The cost of progress is the imposition of order and the taming of the land and nomadic plainsmen. The barbaric masculinity of the plainsmen is dis-ordered and dis-placed, that is made to be without place and order where previously the gaucho possessed a social constituted order and place – if one not recognized as such, not made sense of as such, but instead as space and disorder by Sarmiento, and this for the production of disciplined civilized man and a pure feminine nature. The gaucho, once moving freely across unbounded space, is now disorder incarnate, a vagrant without place. While the ideals of Progress aim to produce order, disorder is also produced as those who do not fit the “totalizing classificatory grid” are proclaimed disorderly. Finally, the dis-place-ment and the disordering of the plainsmen’s lives is naturalized and masked, as those now newly defined as inherently disorderly and having no place cannot be “disordered” nor “displaced.”

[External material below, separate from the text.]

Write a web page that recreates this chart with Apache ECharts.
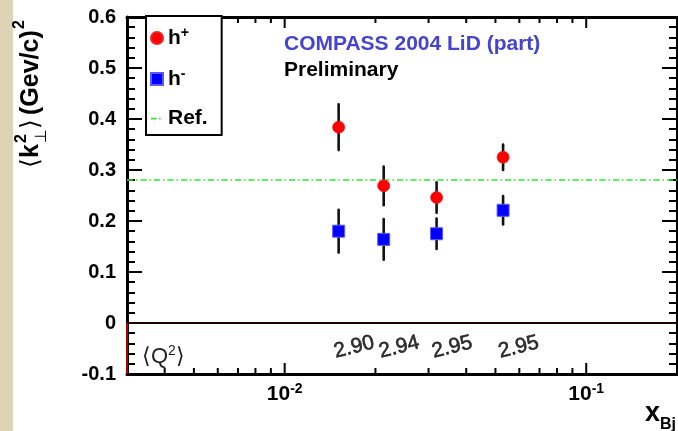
<!DOCTYPE html>
<html><head><meta charset="utf-8">
<script src="https://cdn.jsdelivr.net/npm/echarts@6/dist/echarts.min.js"></script>
<style>html,body{margin:0;padding:0;background:#fff}#c{width:678px;height:431px}</style>
</head><body><div id="c"></div>
<script>
// ---- data ----
const xBj = [0.0151, 0.0213, 0.0319, 0.0530];
const hPlus = [0.384, 0.269, 0.246, 0.325];
const hPlusErr = [0.045, 0.038, 0.030, 0.025];
const hMinus = [0.180, 0.164, 0.175, 0.221];
const hMinusErr = [0.042, 0.040, 0.030, 0.028];
const q2Labels = ['2.90', '2.94', '2.95', '2.95'];
const refValue = 0.28;
const xMajorTicks = [0.01, 0.1];
const xMajorExp = ['-2', '-1'];
const xMinorTicks = [0.003, 0.004, 0.005, 0.006, 0.007, 0.008, 0.009,
  0.02, 0.03, 0.04, 0.05, 0.06, 0.07, 0.08, 0.09, 0.2];

const X_MIN = 0.003, X_MAX = 0.2, Y_MIN = -0.1, Y_MAX = 0.6;
const Q2_Y = -0.055;

const chart = echarts.init(document.getElementById('c'), null, {renderer: 'canvas'});

const tickData = xMajorTicks.map((v, i) => [v, Y_MIN, 1]).concat(xMinorTicks.map(v => [v, Y_MIN, 0]));

function errRender(params, api) {
  const x = api.value(0), y = api.value(1), e = api.value(2);
  const p1 = api.coord([x, y - e]);
  const p2 = api.coord([x, y + e]);
  return {
    type: 'line',
    shape: {x1: p1[0], y1: p1[1], x2: p2[0], y2: p2[1]},
    style: {stroke: '#111', lineWidth: 2.6, lineCap: 'round'}
  };
}
function tickRender(params, api) {
  const v = api.value(0), major = api.value(2);
  const b = api.coord([v, Y_MIN]);
  const t = api.coord([v, Y_MAX]);
  const len = major ? 11 : 6;
  return {type: 'group', children: [
    {type: 'line', shape: {x1: b[0], y1: b[1], x2: b[0], y2: b[1] - len}, style: {stroke: '#000', lineWidth: 2}},
    {type: 'line', shape: {x1: t[0], y1: t[1], x2: t[0], y2: t[1] + len}, style: {stroke: '#000', lineWidth: 2}}
  ]};
}

const yAxisCommon = {
  type: 'value', min: Y_MIN, max: Y_MAX, interval: 0.1,
  splitLine: {show: false},
  axisTick: {show: true, inside: true, length: 15, lineStyle: {color: '#000', width: 2}},
  minorTick: {show: true, splitNumber: 5, length: 8, lineStyle: {color: '#000', width: 2}},
  minorSplitLine: {show: false}
};

// thin horizontal dash + dot icon for the reference line
const refIcon = 'path://M0,0h0.01v0.01h-0.01z M0,5.3h5.5v1.6h-5.5z M8,5.3h1.6v1.6h-1.6z M11.99,11.99h0.01v0.01h-0.01z';

const option = {
  backgroundColor: '#fff',
  animation: false,
  grid: {left: 127, right: 1, top: 17, bottom: 57, containLabel: false},
  xAxis: [
    {
      type: 'log', logBase: 10, min: X_MIN, max: X_MAX,
      position: 'bottom',
      axisLine: {show: true, onZero: false, lineStyle: {color: '#000', width: 3}},
      axisTick: {show: false}, splitLine: {show: false},
      axisLabel: {
        show: true, margin: 8, customValues: xMajorTicks,
        formatter: function (v) {
          const i = xMajorTicks.findIndex(t => Math.abs(t - v) / t < 1e-6);
          return i < 0 ? '' : '{n|10}{e|' + xMajorExp[i] + '}';
        },
        rich: {
          n: {fontFamily: 'Liberation Sans', fontWeight: 'bold', fontSize: 21, color: '#000', lineHeight: 24},
          e: {fontFamily: 'Liberation Sans', fontWeight: 'bold', fontSize: 14, color: '#000', lineHeight: 14, verticalAlign: 'top'}
        }
      }
    },
    {
      type: 'log', logBase: 10, min: X_MIN, max: X_MAX,
      position: 'top',
      axisLine: {show: true, onZero: false, lineStyle: {color: '#000', width: 3}},
      axisTick: {show: false}, splitLine: {show: false}, axisLabel: {show: false}
    }
  ],
  yAxis: [
    Object.assign({}, yAxisCommon, {
      position: 'left',
      axisLine: {show: true, onZero: false, lineStyle: {color: '#000', width: 3}},
      axisLabel: {show: true, margin: 11, fontFamily: 'Liberation Sans', fontWeight: 'bold', fontSize: 20, color: '#000'}
    }),
    Object.assign({}, yAxisCommon, {
      position: 'right',
      axisLine: {show: true, onZero: false, lineStyle: {color: '#000', width: 2}},
      axisLabel: {show: false}
    })
  ],
  legend: {
    orient: 'vertical', left: 146, top: 16,
    padding: [10, 14, 6, 4],
    itemWidth: 12, itemHeight: 12, itemGap: 18.5,
    backgroundColor: '#fff', borderColor: '#000', borderWidth: 2,
    z: 20,
    data: [{name: 'h+', icon: 'circle'}, {name: 'h-', icon: 'rect'}, {name: 'Ref.', icon: refIcon}],
    formatter: function (name) {
      if (name === 'h+') return '{m|h}{p|+}';
      if (name === 'h-') return '{m|h}{p|-}';
      return '{m|Ref.}';
    },
    textStyle: {
      rich: {
        m: {fontFamily: 'Liberation Sans', fontWeight: 'bold', fontSize: 21, lineHeight: 24, color: '#000'},
        p: {fontFamily: 'Liberation Sans', fontWeight: 'bold', fontSize: 14, lineHeight: 14, color: '#000', verticalAlign: 'top'}
      }
    },
    selectedMode: false
  },
  series: [
    {
      name: 'ticks', type: 'custom', renderItem: tickRender, data: tickData,
      xAxisIndex: 0, yAxisIndex: 0, silent: true, z: 5, clip: false
    },
    {
      name: 'Ref.', type: 'line', data: [], symbol: 'none',
      lineStyle: {color: '#2ee82e', width: 1.6, type: [6, 3, 1.5, 3]},
      itemStyle: {color: '#2ee82e'},
      markLine: {
        silent: true, symbol: 'none', label: {show: false},
        lineStyle: {color: '#2ee82e', width: 1.6, type: [6, 3, 1.5, 3]},
        data: [{yAxis: refValue}]
      }
    },
    {
      name: 'zero', type: 'line', data: [], symbol: 'none',
      markLine: {
        silent: true, symbol: 'none', label: {show: false},
        lineStyle: {color: '#1a0000', width: 2.2, type: 'solid'},
        data: [{yAxis: 0}]
      }
    },
    {
      name: 'edge', type: 'line', symbol: 'none', silent: true, z: 10,
      data: [[X_MIN, 0], [X_MIN, Y_MIN]],
      lineStyle: {color: '#e00000', width: 1.5}
    },
    {
      name: 'errPlus', type: 'custom', renderItem: errRender, z: 3,
      data: xBj.map((x, i) => [x, hPlus[i], hPlusErr[i]])
    },
    {
      name: 'errMinus', type: 'custom', renderItem: errRender, z: 3,
      data: xBj.map((x, i) => [x, hMinus[i], hMinusErr[i]])
    },
    {
      name: 'h+', type: 'scatter', symbol: 'circle', symbolSize: 12, z: 6,
      itemStyle: {color: '#ff0000', borderColor: '#ee2222', borderWidth: 0.8, opacity: 1},
      data: xBj.map((x, i) => [x, hPlus[i]])
    },
    {
      name: 'h-', type: 'scatter', symbol: 'rect', symbolSize: 12, z: 6,
      itemStyle: {color: '#0000ff', borderColor: '#5a5aff', borderWidth: 1, opacity: 1},
      data: xBj.map((x, i) => [x, hMinus[i]])
    },
    {
      name: 'q2', type: 'scatter', symbolSize: 0, silent: true, z: 7,
      data: xBj.map((x, i) => [x, Q2_Y]),
      label: {
        show: true, position: 'inside', offset: [16, 0], rotate: 14,
        formatter: p => q2Labels[p.dataIndex],
        fontFamily: 'Liberation Sans', fontSize: 21, color: '#000',
        textBorderColor: '#000', textBorderWidth: 0.6
      }
    }
  ],
  graphic: [
    {type: 'rect', left: 0, top: 0, shape: {width: 13, height: 431}, style: {fill: '#dcd4b4'}, z: -10},
    {
      type: 'text', x: 284, y: 44, z: 30,
      style: {text: 'COMPASS 2004 LiD (part)', font: 'bold 21px "Liberation Sans"', fill: '#4444cc',
        align: 'left', verticalAlign: 'middle', textAlign: 'left', textVerticalAlign: 'middle'}
    },
    {
      type: 'text', x: 284, y: 70, z: 30,
      style: {text: 'Preliminary', font: 'bold 21px "Liberation Sans"', fill: '#000',
        align: 'left', verticalAlign: 'middle', textAlign: 'left', textVerticalAlign: 'middle'}
    },
    {
      type: 'text', x: 142, y: 357, z: 30,
      style: {
        text: '{a|⟨Q}{s|2}{a|⟩}',
        verticalAlign: 'middle', textVerticalAlign: 'middle',
        rich: {
          a: {fontFamily: 'Liberation Sans', fontSize: 22, fill: '#222', lineHeight: 26},
          s: {fontFamily: 'Liberation Sans', fontSize: 14, fill: '#222', lineHeight: 14, verticalAlign: 'top'}
        }
      }
    },
    {
      type: 'text', x: 645, y: 414, z: 30,
      style: {text: 'x', font: 'bold 27px "Liberation Sans"', fill: '#000',
        align: 'left', verticalAlign: 'middle', textAlign: 'left', textVerticalAlign: 'middle'}
    },
    {
      type: 'text', x: 660, y: 425, z: 30,
      style: {text: 'Bj', font: 'bold 16px "Liberation Sans"', fill: '#000',
        align: 'left', verticalAlign: 'middle', textAlign: 'left', textVerticalAlign: 'middle'}
    },
    {
      type: 'group', x: 31, y: 168, rotation: Math.PI / 2, z: 30,
      children: [
        {type: 'text', x: 0, y: 0, style: {text: '⟨', font: '25px "DejaVu Sans"', fill: '#000', align: 'left', verticalAlign: 'middle'}},
        {type: 'text', x: 10, y: 0, style: {text: 'k', font: 'bold 25px "Liberation Sans"', fill: '#000', align: 'left', verticalAlign: 'middle'}},
        {type: 'text', x: 25, y: -9, style: {text: '2', font: 'bold 16px "Liberation Sans"', fill: '#000', align: 'left', verticalAlign: 'middle'}},
        {type: 'text', x: 25, y: 11, style: {text: '⊥', font: '16px "DejaVu Sans"', fill: '#000', align: 'left', verticalAlign: 'middle'}},
        {type: 'text', x: 39, y: 0, style: {text: '⟩', font: '25px "DejaVu Sans"', fill: '#000', align: 'left', verticalAlign: 'middle'}},
        {type: 'text', x: 53, y: 0, style: {text: '(Gev/c)', font: 'bold 25px "Liberation Sans"', fill: '#000', align: 'left', verticalAlign: 'middle'}},
        {type: 'text', x: 139, y: -11, style: {text: '2', font: 'bold 16px "Liberation Sans"', fill: '#000', align: 'left', verticalAlign: 'middle'}}
      ]
    }
  ]
};
chart.setOption(option);
</script>
</body></html>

The disciplining of the plainsmen and of the plains or frontier is a key component of nation building in frontier-oriented states of the Americas, such as Argentina and Venezuela. The Plainsman, whether in the guise of the Argentine gaucho or Venezuelan Llanero, is the masculine source of national character, and the open space of the plains is the locus of potential national bounty. However, it is only once these are disciplined and transformed, once the land is produced as properly feminine and the centaur within is tamed that the nation and its bounty are realized.